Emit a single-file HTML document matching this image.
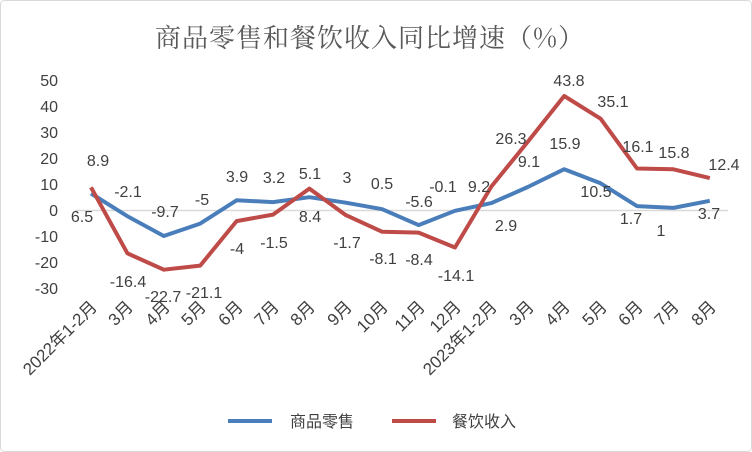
<!DOCTYPE html>
<html><head><meta charset="utf-8"><style>
body{margin:0;background:#fff;}
svg{display:block;}
.t{font-family:"Liberation Sans","Noto Sans CJK SC",sans-serif;font-size:16px;fill:#404040;}
.x{font-size:17px;}
</style></head><body>
<svg width="752" height="452" viewBox="0 0 752 452" xmlns="http://www.w3.org/2000/svg">
<rect x="0.5" y="0.5" width="751" height="451" rx="4" fill="#fff" stroke="#d9d9d9"/>
<text x="370" y="47" text-anchor="middle" font-family="'Noto Serif CJK SC',serif" font-size="26" fill="#595959" letter-spacing="1">商品零售和餐饮收入同比增速（%）</text>
<g class="t" text-anchor="end">
<text x="58" y="86">50</text><text x="58" y="112">40</text><text x="58" y="138">30</text><text x="58" y="164">20</text><text x="58" y="190">10</text><text x="58" y="216">0</text><text x="58" y="242">-10</text><text x="58" y="268">-20</text><text x="58" y="294">-30</text>
</g>
<line x1="75" y1="210.5" x2="728" y2="210.5" stroke="#d9d9d9" stroke-width="1.5"/>
<polyline fill="none" stroke="#4a7ebb" stroke-width="4" stroke-linejoin="round" points="91,193.5 127.4,216.2 163.8,236.0 200.2,223.6 236.6,200.3 273,202.1 309.4,197.2 345.8,202.7 382.2,209.2 418.6,225.1 455,210.8 491.4,203.1 527.8,187.0 564.2,169.2 600.6,183.3 637,206.1 673.4,207.9 709.8,200.8"/>
<polyline fill="none" stroke="#be4b48" stroke-width="4" stroke-linejoin="round" points="91,187.3 127.4,253.3 163.8,269.7 200.2,265.6 236.6,221.1 273,214.6 309.4,188.6 345.8,215.1 382.2,231.8 418.6,232.6 455,247.5 491.4,186.5 527.8,141.7 564.2,96.0 600.6,118.7 637,168.5 673.4,169.3 709.8,178.1"/>
<g class="t" text-anchor="middle">
<text x="98" y="166">8.9</text><text x="128" y="197">-2.1</text><text x="82" y="222">6.5</text><text x="165" y="217">-9.7</text><text x="202" y="205">-5</text><text x="237" y="182">3.9</text><text x="274" y="183">3.2</text><text x="310" y="179">5.1</text><text x="347" y="183">3</text><text x="310" y="222">8.4</text><text x="237" y="254">-4</text><text x="274" y="248">-1.5</text><text x="347" y="248">-1.7</text><text x="128" y="287">-16.4</text><text x="163" y="302">-22.7</text><text x="204" y="298">-21.1</text>
<text x="382" y="189">0.5</text><text x="383" y="264">-8.1</text><text x="419" y="207">-5.6</text><text x="419" y="265">-8.4</text><text x="443" y="192">-0.1</text><text x="479" y="192">9.2</text><text x="456" y="281">-14.1</text><text x="506" y="231">2.9</text><text x="511" y="144">26.3</text><text x="529" y="167">9.1</text><text x="569" y="86">43.8</text><text x="565" y="149">15.9</text><text x="613" y="107">35.1</text><text x="596" y="197">10.5</text><text x="638" y="152">16.1</text><text x="631" y="224">1.7</text><text x="674" y="158">15.8</text><text x="661" y="236">1</text><text x="724" y="170">12.4</text><text x="709" y="219">3.7</text>
</g>
<g class="t x" text-anchor="end">
<text transform="translate(98,308) rotate(-45)">2022年1-2月</text>
<text transform="translate(134,308) rotate(-45)">3月</text>
<text transform="translate(171,308) rotate(-45)">4月</text>
<text transform="translate(207,308) rotate(-45)">5月</text>
<text transform="translate(244,308) rotate(-45)">6月</text>
<text transform="translate(280,308) rotate(-45)">7月</text>
<text transform="translate(316,308) rotate(-45)">8月</text>
<text transform="translate(353,308) rotate(-45)">9月</text>
<text transform="translate(389,308) rotate(-45)">10月</text>
<text transform="translate(426,308) rotate(-45)">11月</text>
<text transform="translate(462,308) rotate(-45)">12月</text>
<text transform="translate(498,308) rotate(-45)">2023年1-2月</text>
<text transform="translate(535,308) rotate(-45)">3月</text>
<text transform="translate(571,308) rotate(-45)">4月</text>
<text transform="translate(608,308) rotate(-45)">5月</text>
<text transform="translate(644,308) rotate(-45)">6月</text>
<text transform="translate(680,308) rotate(-45)">7月</text>
<text transform="translate(717,308) rotate(-45)">8月</text>
</g>
<line x1="228" y1="421" x2="272" y2="421" stroke="#4a7ebb" stroke-width="4"/>
<text class="t" x="290" y="427" font-size="17">商品零售</text>
<line x1="392" y1="421" x2="436" y2="421" stroke="#be4b48" stroke-width="4"/>
<text class="t" x="452" y="427" font-size="17">餐饮收入</text>
</svg>
</body></html>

----

EXERCISE BRIEF:
Repeat the data exactly, dropping every picture it holds.

TASK RESPONSE:
Emit a single-file HTML document matching this image.
<!DOCTYPE html>
<html><head><meta charset="utf-8"><style>
body{margin:0;background:#fff;}
svg{display:block;}
.t{font-family:"Liberation Sans","Noto Sans CJK SC",sans-serif;font-size:16px;fill:#404040;}
.x{font-size:17px;}
</style></head><body>
<svg width="752" height="452" viewBox="0 0 752 452" xmlns="http://www.w3.org/2000/svg">
<rect x="0.5" y="0.5" width="751" height="451" rx="4" fill="#fff" stroke="#d9d9d9"/>
<text x="370" y="47" text-anchor="middle" font-family="'Noto Serif CJK SC',serif" font-size="26" fill="#595959" letter-spacing="1">商品零售和餐饮收入同比增速（%）</text>
<g class="t" text-anchor="end">
<text x="58" y="86">50</text><text x="58" y="112">40</text><text x="58" y="138">30</text><text x="58" y="164">20</text><text x="58" y="190">10</text><text x="58" y="216">0</text><text x="58" y="242">-10</text><text x="58" y="268">-20</text><text x="58" y="294">-30</text>
</g>
<line x1="75" y1="210.5" x2="728" y2="210.5" stroke="#d9d9d9" stroke-width="1.5"/>
<polyline fill="none" stroke="#4a7ebb" stroke-width="4" stroke-linejoin="round" points="91,193.5 127.4,216.2 163.8,236.0 200.2,223.6 236.6,200.3 273,202.1 309.4,197.2 345.8,202.7 382.2,209.2 418.6,225.1 455,210.8 491.4,203.1 527.8,187.0 564.2,169.2 600.6,183.3 637,206.1 673.4,207.9 709.8,200.8"/>
<polyline fill="none" stroke="#be4b48" stroke-width="4" stroke-linejoin="round" points="91,187.3 127.4,253.3 163.8,269.7 200.2,265.6 236.6,221.1 273,214.6 309.4,188.6 345.8,215.1 382.2,231.8 418.6,232.6 455,247.5 491.4,186.5 527.8,141.7 564.2,96.0 600.6,118.7 637,168.5 673.4,169.3 709.8,178.1"/>
<g class="t" text-anchor="middle">
<text x="98" y="166">8.9</text><text x="128" y="197">-2.1</text><text x="82" y="222">6.5</text><text x="165" y="217">-9.7</text><text x="202" y="205">-5</text><text x="237" y="182">3.9</text><text x="274" y="183">3.2</text><text x="310" y="179">5.1</text><text x="347" y="183">3</text><text x="310" y="222">8.4</text><text x="237" y="254">-4</text><text x="274" y="248">-1.5</text><text x="347" y="248">-1.7</text><text x="128" y="287">-16.4</text><text x="163" y="302">-22.7</text><text x="204" y="298">-21.1</text>
<text x="382" y="189">0.5</text><text x="383" y="264">-8.1</text><text x="419" y="207">-5.6</text><text x="419" y="265">-8.4</text><text x="443" y="192">-0.1</text><text x="479" y="192">9.2</text><text x="456" y="281">-14.1</text><text x="506" y="231">2.9</text><text x="511" y="144">26.3</text><text x="529" y="167">9.1</text><text x="569" y="86">43.8</text><text x="565" y="149">15.9</text><text x="613" y="107">35.1</text><text x="596" y="197">10.5</text><text x="638" y="152">16.1</text><text x="631" y="224">1.7</text><text x="674" y="158">15.8</text><text x="661" y="236">1</text><text x="724" y="170">12.4</text><text x="709" y="219">3.7</text>
</g>
<g class="t x" text-anchor="end">
<text transform="translate(98,308) rotate(-45)">2022年1-2月</text>
<text transform="translate(134,308) rotate(-45)">3月</text>
<text transform="translate(171,308) rotate(-45)">4月</text>
<text transform="translate(207,308) rotate(-45)">5月</text>
<text transform="translate(244,308) rotate(-45)">6月</text>
<text transform="translate(280,308) rotate(-45)">7月</text>
<text transform="translate(316,308) rotate(-45)">8月</text>
<text transform="translate(353,308) rotate(-45)">9月</text>
<text transform="translate(389,308) rotate(-45)">10月</text>
<text transform="translate(426,308) rotate(-45)">11月</text>
<text transform="translate(462,308) rotate(-45)">12月</text>
<text transform="translate(498,308) rotate(-45)">2023年1-2月</text>
<text transform="translate(535,308) rotate(-45)">3月</text>
<text transform="translate(571,308) rotate(-45)">4月</text>
<text transform="translate(608,308) rotate(-45)">5月</text>
<text transform="translate(644,308) rotate(-45)">6月</text>
<text transform="translate(680,308) rotate(-45)">7月</text>
<text transform="translate(717,308) rotate(-45)">8月</text>
</g>
<line x1="228" y1="421" x2="272" y2="421" stroke="#4a7ebb" stroke-width="4"/>
<text class="t" x="290" y="427" font-size="17">商品零售</text>
<line x1="392" y1="421" x2="436" y2="421" stroke="#be4b48" stroke-width="4"/>
<text class="t" x="452" y="427" font-size="17">餐饮收入</text>
</svg>
</body></html>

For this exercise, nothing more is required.